Not far behind was Mozambique, a recipient of $420 million in American foreign aid, voting against the US at a rate of 75.4 percent; Tanzania, $611 million, 75 percent; and Ethiopia, $385 million, 71.7 percent.

On those 18 specifically anti-Israel resolutions, all but Ethiopia were unanimously in favor. Ethiopia voted yes 16 times, but abstained twice. Like the six Caribbean countries, none of the five African states displayed the courage to vote “no” even once.

There have been recent hints of a break in the UN’s anti-Israel lockstep policy. The world body’s new secretary-general, former Portuguese Prime Minister Antonio Guterres, sounds like a believer in George Orwell’s observation that “sometimes the first duty of intelligent men is the restatement of the obvious.”

In April, Guterres vowed to fight antisemitism and called the denial of Israel’s right to exist a modern form of anti-Jewish hatred. “As secretary-general of the United Nations, I can say that the State of Israel needs to be treated as any other state, with exactly the same rules,” he said.

If so, then the UN has a long way to go. Last year’s 18 General Assembly condemnations of Israel compared with only six measures criticizing any of the UN’s other 192 other members.

In February, Guterres contradicted a noxious piece of anti-Jewish, anti-Israel revisionism adopted late last year by UNESCO. The organization had declared Jerusalem’s Temple Mount an Islamic-only shrine. But in February, the secretary-general said that it was “completely clear that the Temple the Romans destroyed in Jerusalem was a Jewish temple.” Further, he said “no one can deny the fact that Jerusalem is sacred to the three monotheistic religions” — Judaism, Christianity and Islam.

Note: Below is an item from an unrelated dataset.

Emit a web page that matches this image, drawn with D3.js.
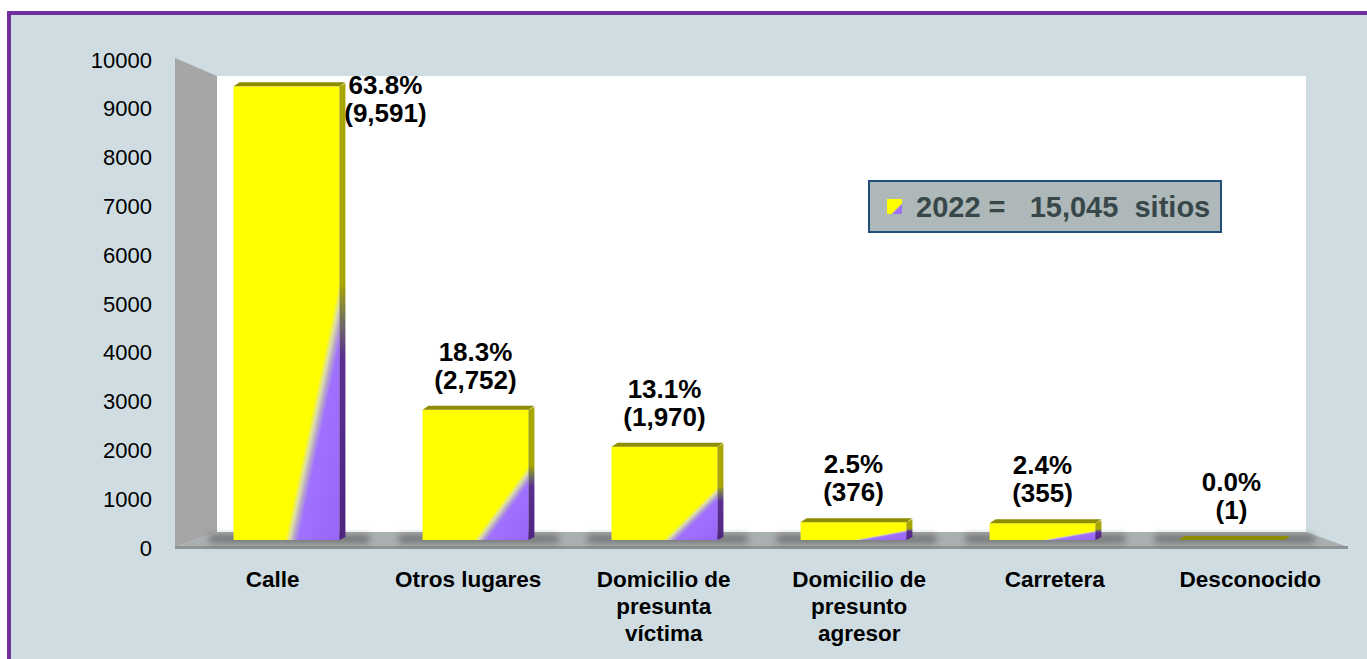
<!DOCTYPE html>
<html><head><meta charset="utf-8">
<script src="https://cdn.jsdelivr.net/npm/d3@7"></script>
<style>
html,body{margin:0;padding:0;background:#fff;}
svg{display:block;font-family:"Liberation Sans",Arial,sans-serif;}
</style></head>
<body>
<svg id="chart" width="1367" height="659"></svg>
<script>
// ---- data ----
const categories = ["Calle","Otros lugares","Domicilio de presunta víctima","Domicilio de presunto agresor","Carretera","Desconocido"];
const categoryLines = [["Calle"],["Otros lugares"],["Domicilio de","presunta","víctima"],["Domicilio de","presunto","agresor"],["Carretera"],["Desconocido"]];
const values = [9591,2752,1970,376,355,1];
const percents = ["63.8%","18.3%","13.1%","2.5%","2.4%","0.0%"];
const yTicks = [0,1000,2000,3000,4000,5000,6000,7000,8000,9000,10000];
const legendLabel = "2022 =   15,045  sitios";

// ---- layout ----
const svg = d3.select("#chart");
const W = 1367, H = 659;
const fxL = 175, fxR = 1348, bxL = 217, bxR = 1306;
const yFront = d3.scaleLinear().domain([0,10000]).range([547,58]);
const yBack = d3.scaleLinear().domain([0,10000]).range([532,76]);
const yBar = d3.scaleLinear().domain([0,10000]).range([540,67]);
const xFront = d3.scaleBand().domain(categories).range([fxL,fxR]);
const xBar = d3.scaleBand().domain(categories).range([192,1326]).paddingInner(0.44).paddingOuter(0.22);

const defs = svg.append("defs");
const fg = defs.append("linearGradient").attr("id","faceGrad")
  .attr("x1",0).attr("y1",0).attr("x2",1).attr("y2",0.9);
[[0,"#FFFF00"],[0.765,"#FFFF00"],[0.79,"#DCDCA8"],[0.81,"#B8A8C8"],[0.835,"#A070FF"],[1,"#9A68F8"]]
  .forEach(s=>fg.append("stop").attr("offset",s[0]).attr("stop-color",s[1]));
const sg = defs.append("linearGradient").attr("id","sideGrad")
  .attr("x1",0).attr("y1",0).attr("x2",0).attr("y2",1);
[[0,"#A8A600"],[0.44,"#A8A600"],[0.52,"#707060"],[0.6,"#5C2E92"],[1,"#4E2480"]]
  .forEach(s=>sg.append("stop").attr("offset",s[0]).attr("stop-color",s[1]));
const lg = defs.append("linearGradient").attr("id","legGrad")
  .attr("x1",0).attr("y1",0).attr("x2",1).attr("y2",1);
[[0,"#FFFF00"],[0.62,"#FFFF00"],[0.7,"#A070FF"],[1,"#A070FF"]]
  .forEach(s=>lg.append("stop").attr("offset",s[0]).attr("stop-color",s[1]));
defs.append("filter").attr("id","blur").attr("x","-20%").attr("y","-100%").attr("width","140%").attr("height","300%")
  .append("feGaussianBlur").attr("stdDeviation",3.5);

// background + border
svg.append("rect").attr("x",0).attr("y",0).attr("width",W).attr("height",H).attr("fill","#fff");
svg.append("rect").attr("x",9).attr("y",13).attr("width",W+20).attr("height",H+20)
  .attr("fill","#CFDDE2").attr("stroke","#7030A0").attr("stroke-width",4);

// back wall
svg.append("rect").attr("x",bxL).attr("y",yBack(10000)).attr("width",bxR-bxL).attr("height",yBack(0)-yBack(10000)).attr("fill","#FFFFFF");
// left wall
svg.append("polygon").attr("points",[[fxL,yFront(10000)],[bxL,yBack(10000)],[bxL,yBack(0)],[fxL,yFront(0)]].join(" "))
  .attr("fill","#A6A6A6");
// floor
svg.append("polygon").attr("points",[[bxL,yBack(0)],[bxR,yBack(0)],[fxR,yFront(0)],[fxL,yFront(0)]].join(" "))
  .attr("fill","#AAAFB1");
svg.append("rect").attr("x",fxL).attr("y",yFront(0)-1).attr("width",fxR-fxL).attr("height",3).attr("fill","#8E9395");

// y axis
const yAxis = d3.axisLeft(d3.scaleLinear().domain([0,10000]).range([548,60]))
  .tickValues(yTicks).tickFormat(d3.format("d")).tickSize(0).tickPadding(3);
const ga = svg.append("g").attr("transform","translate(155,0)").call(yAxis);
ga.select(".domain").remove();
ga.selectAll("text").attr("font-size",22).attr("fill","#000").attr("font-family","Liberation Sans, Arial, sans-serif");

// bars
const data = categories.map((c,i)=>({c,v:values[i],p:percents[i],lines:categoryLines[i]}));
const bw = xBar.bandwidth();
const sd = 6, sdy = 3;
const bars = svg.append("g");
bars.selectAll("rect.shadow").data(data).join("rect").attr("class","shadow")
  .attr("x",d=>xBar(d.c)-24).attr("y",yBar(0)-5).attr("width",bw+54).attr("height",8)
  .attr("fill","#404040").attr("opacity",0.55).attr("filter","url(#blur)");
const bg = bars.selectAll("g.bar").data(data).join("g").attr("class","bar");
bg.append("rect").attr("x",d=>xBar(d.c)).attr("y",d=>yBar(d.v))
  .attr("width",bw).attr("height",d=>Math.max(0.01,yBar(0)-yBar(d.v))).attr("fill","url(#faceGrad)");
bg.append("polygon").attr("points",d=>{
  const x1=xBar(d.c)+bw, t=yBar(d.v), b=yBar(0);
  return [[x1,t],[x1+sd,t-sdy],[x1+sd,b-sdy],[x1,b]].join(" ");
}).attr("fill","url(#sideGrad)");
bg.append("polygon").attr("points",d=>{
  const x0=xBar(d.c), x1=x0+bw, t=yBar(d.v);
  return [[x0,t],[x0+sd,t-sdy-1],[x1+sd,t-sdy-1],[x1,t]].join(" ");
}).attr("fill","#8E8C00");

// data labels
const fmt = d3.format(",");
data.forEach(d=>{
  const top = yBar(d.v) - sdy;
  let cx = xBar(d.c)+bw/2, b1 = top-46, b2 = top-18;
  if (b1 - 20 < yBack(10000)) { cx = xBar(d.c)+bw+sd+40; b1 = top+11; b2 = top+39; }
  const g = svg.append("g").attr("font-weight","bold").attr("font-size",26).attr("text-anchor","middle").attr("fill","#000");
  g.append("text").attr("x",cx).attr("y",b1).text(d.p);
  g.append("text").attr("x",cx).attr("y",b2).text("("+fmt(d.v)+")");
});

// x labels
data.forEach(d=>{
  const cx = xFront(d.c)+xFront.bandwidth()/2;
  const t = svg.append("text").attr("text-anchor","middle").attr("font-weight","bold").attr("font-size",22.5).attr("fill","#000");
  d.lines.forEach((l,j)=>t.append("tspan").attr("x",cx).attr("y",587+j*27).text(l));
});

// legend
const lgG = svg.append("g");
lgG.append("rect").attr("x",869).attr("y",181).attr("width",352).attr("height",51)
  .attr("fill","#AEB8B9").attr("stroke","#1F4E79").attr("stroke-width",2);
lgG.append("rect").attr("x",887).attr("y",199).attr("width",15).attr("height",15).attr("fill","url(#legGrad)");
lgG.append("text").attr("x",916).attr("y",217).attr("font-weight","bold").attr("font-size",29)
  .attr("fill","#37474A").style("white-space","pre").attr("xml:space","preserve").text(legendLabel);
</script>
</body></html>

The Palestinian Authority (PA), led by President Mahmoud Abbas’ Fatah Party, demanded an apology, claiming that Guterres’ statement “violated all legal, diplomatic and humanitarian customs.”

Reforming the UN secretariat’s sclerotic, chronically anti-US bureaucracy will be hard enough for Guterres. Therefore, getting a fairer shake in the General Assembly for the US and Israel must begin in Washington.

A good start would be spotlighting countries — like those highlighted above –that benefit from US aid, but routinely vote against it. Countries who do so should get friendly reminders. If they enjoy profitable relationships with the US — benefiting from bilateral economic, technological, military and cultural ties — these countries should align their voting patterns with their national interests. Failure to do so should warrant a cost, like the one that the US imposed on UNESCO.

Eric Rozenman is communications consultant for the Washington, D.C.-based Jewish Policy Center.